HeMo Bioengineering, a Singapore-based medical device company with a focus on treating stroke patients, has announced that its Afentta intracranial thrombectomy aspiration catheter—a product developed by the company’s branch in China—has received pre-market approval from the National Medical Products Administration (NMPA), becoming the first approved domestic product of its kind in China.
Developed on novel, proprietary technologies, the Afentta aspiration catheter offers an efficacious, fast and safe direct aspiration treatment option for acute ischaemic stroke thrombectomy, and has demonstrated lower post-stroke treatment disability rates and disease burden in clinical studies, according to a HeMo Bioengineering press release.
Miao Zhongrong, professor of interventional neuroradiology, neurosurgery, and neurology, and head of the Department of Interventional Neuroradiology, at Beijing Tiantan Hospital (Capital Medical University, Beijing, China), said: “Afentta has demonstrated shorter procedure times, higher recanalisation rates, lower disability rates and lower incidence of arterial dissection, presenting a more efficacious, faster and safer treatment option in interventional thrombectomy.”
Direct aspiration for acute ischaemic stroke can achieve efficacious recanalisation of neurovascular arteries, achieve timely reperfusion and improve prognosis, and has been globally recommended as a treatment approach, HeMo Bioengineering stated. The Afentta intracranial thrombectomy aspiration catheter is the company’s flagship product and has now achieved the milestone of becoming China’s first domestically produced aspiration catheter system.

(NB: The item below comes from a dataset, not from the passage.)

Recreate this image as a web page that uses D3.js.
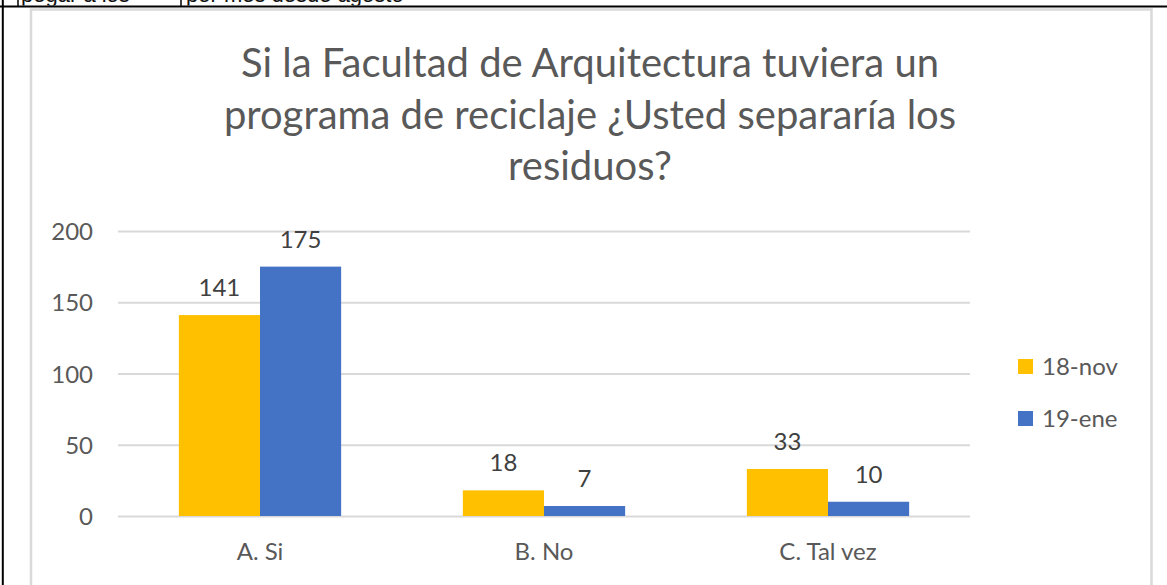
<!DOCTYPE html>
<html>
<head>
<meta charset="utf-8">
<script src="https://cdn.jsdelivr.net/npm/d3@7"></script>
<style>
  html, body { margin: 0; padding: 0; background: #fff; }
  svg { display: block; }
</style>
</head>
<body>
<svg id="chart" width="1167" height="585"></svg>
<script>
// Survey answers, two survey rounds
const categories = ["A. Si", "B. No", "C. Tal vez"];
const seriesNames = ["18-nov", "19-ene"];
const valuesNov = [141, 18, 33];
const valuesEne = [175, 7, 10];
const yTicks = [0, 50, 100, 150, 200];
const titleLines = [
  "Si la Facultad de Arquitectura tuviera un",
  "programa de reciclaje ¿Usted separaría los",
  "residuos?"
];
const colors = ["#FFC000", "#4472C4"];

const series = [valuesNov, valuesEne];
const rows = categories.map((c, i) => ({ cat: c, vals: series.map(s => s[i]) }));

const svg = d3.select("#chart");
const FONT = "Lato, 'Open Sans', sans-serif";
const TEXT = "#595959";

// Document table edge above the chart (its text row is cut by the page edge)
const clipTop = svg.append("defs").append("clipPath").attr("id", "topclip");
clipTop.append("rect").attr("x", 0).attr("y", 0).attr("width", 1167).attr("height", 5.5);
const topText = svg.append("g").attr("clip-path", "url(#topclip)");
topText.append("text").attr("x", 21).attr("y", 2).attr("font-family", "'Liberation Sans', Arial, sans-serif")
  .attr("font-size", 22).attr("fill", "#111").text("pegar a los");
topText.append("text").attr("x", 186).attr("y", 2).attr("font-family", "'Liberation Sans', Arial, sans-serif")
  .attr("font-size", 22).attr("fill", "#111").text("por mes desde agosto");
svg.append("line").attr("x1", 18).attr("x2", 18).attr("y1", 0).attr("y2", 6).attr("stroke", "#000").attr("stroke-width", 1.5);
svg.append("line").attr("x1", 181).attr("x2", 181).attr("y1", 0).attr("y2", 6).attr("stroke", "#000").attr("stroke-width", 1.5);
svg.append("line").attr("x1", 0).attr("x2", 1167).attr("y1", 6.5).attr("y2", 6.5).attr("stroke", "#000").attr("stroke-width", 1.8);
svg.append("line").attr("x1", 2.8).attr("x2", 2.8).attr("y1", 0).attr("y2", 585).attr("stroke", "#000").attr("stroke-width", 2);

// Chart frame
svg.append("rect").attr("x", 31).attr("y", 9.5).attr("width", 1120.5).attr("height", 600)
  .attr("fill", "#fff").attr("stroke", "#d9d9d9").attr("stroke-width", 2.5);

// Scales
const plotLeft = 118, plotRight = 970, plotTop = 231, plotBottom = 516;
const y = d3.scaleLinear().domain([0, 200]).range([plotBottom, plotTop]);
const x0 = d3.scaleBand().domain(categories).range([plotLeft, plotRight]).padding(0);
const x1 = d3.scaleBand().domain(seriesNames).range([0, x0.bandwidth()])
  .paddingInner(0).paddingOuter(0.75);

// Gridlines and value axis
const yAxis = d3.axisLeft(y).tickValues(yTicks).tickSize(-(plotRight - plotLeft)).tickPadding(25);
const gy = svg.append("g").attr("transform", `translate(${plotLeft},0)`).call(yAxis);
gy.select(".domain").remove();
gy.selectAll(".tick line").attr("stroke", "#d9d9d9").attr("stroke-width", 2);
gy.selectAll(".tick text").attr("fill", TEXT).attr("font-family", FONT).attr("font-size", 24)
  .attr("dy", "0.36em");

// Bars
const groups = svg.append("g").selectAll("g").data(rows).join("g")
  .attr("transform", d => `translate(${x0(d.cat)},0)`);
groups.selectAll("rect").data(d => d.vals.map((v, i) => ({ v, i })))
  .join("rect")
  .attr("x", d => x1(seriesNames[d.i]))
  .attr("width", x1.bandwidth())
  .attr("y", d => y(d.v))
  .attr("height", d => y(0) - y(d.v))
  .attr("fill", d => colors[d.i]);

// Value labels
groups.selectAll("text").data(d => d.vals.map((v, i) => ({ v, i })))
  .join("text")
  .attr("x", d => x1(seriesNames[d.i]) + x1.bandwidth() / 2)
  .attr("y", d => y(d.v) - 19)
  .attr("text-anchor", "middle")
  .attr("fill", "#404040").attr("font-family", FONT).attr("font-size", 24)
  .text(d => d.v);

// Category axis
const xAxis = d3.axisBottom(x0).tickSize(0).tickPadding(0);
const gx = svg.append("g").attr("transform", `translate(0,${plotBottom})`).call(xAxis);
gx.select(".domain").remove();
gx.selectAll(".tick text").attr("fill", TEXT).attr("font-family", FONT).attr("font-size", 24)
  .attr("y", 44).attr("dy", 0);

// Title
svg.append("g").selectAll("text").data(titleLines).join("text")
  .attr("x", 590).attr("y", (d, i) => 77 + i * 51.5)
  .attr("text-anchor", "middle").attr("fill", TEXT)
  .attr("font-family", FONT).attr("font-size", 40)
  .text(d => d);

// Legend
const legend = svg.append("g").selectAll("g").data(seriesNames).join("g")
  .attr("transform", (d, i) => `translate(1018,${359 + i * 52})`);
legend.append("rect").attr("width", 15).attr("height", 15).attr("fill", (d, i) => colors[i]);
legend.append("text").attr("x", 24).attr("y", 7.5).attr("dy", "0.36em")
  .attr("fill", TEXT).attr("font-family", FONT).attr("font-size", 24).text(d => d);
</script>
</body>
</html>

Jack Wang, HeMo Bioengineering’s founder and chief technology officer, commented: “HeMo Bioengineering is committed to bringing together ‘smart’ resources to serve China’s needs in the neurovascular interventional space. With our professional management team of industry veterans and our diversified and global research and education resources, we are well-positioned to continue delivering world-leading, reliable and innovative medical devices.”
HeMo Bioengineering has entered into technology partnerships with US-based Imperative Care and Tsinghua University’s Department of Chemical Engineering, and has embarked on clinical trial collaborations with Beijing Tiantan Hospital too. The Singapore-based company has also obtained patent protections for the proprietary technologies associated with its aspiration catheter system, and claimed that, moving forward, it is “committed to accelerating the rapid development of China and Asia-Pacific markets’ interventional domain”.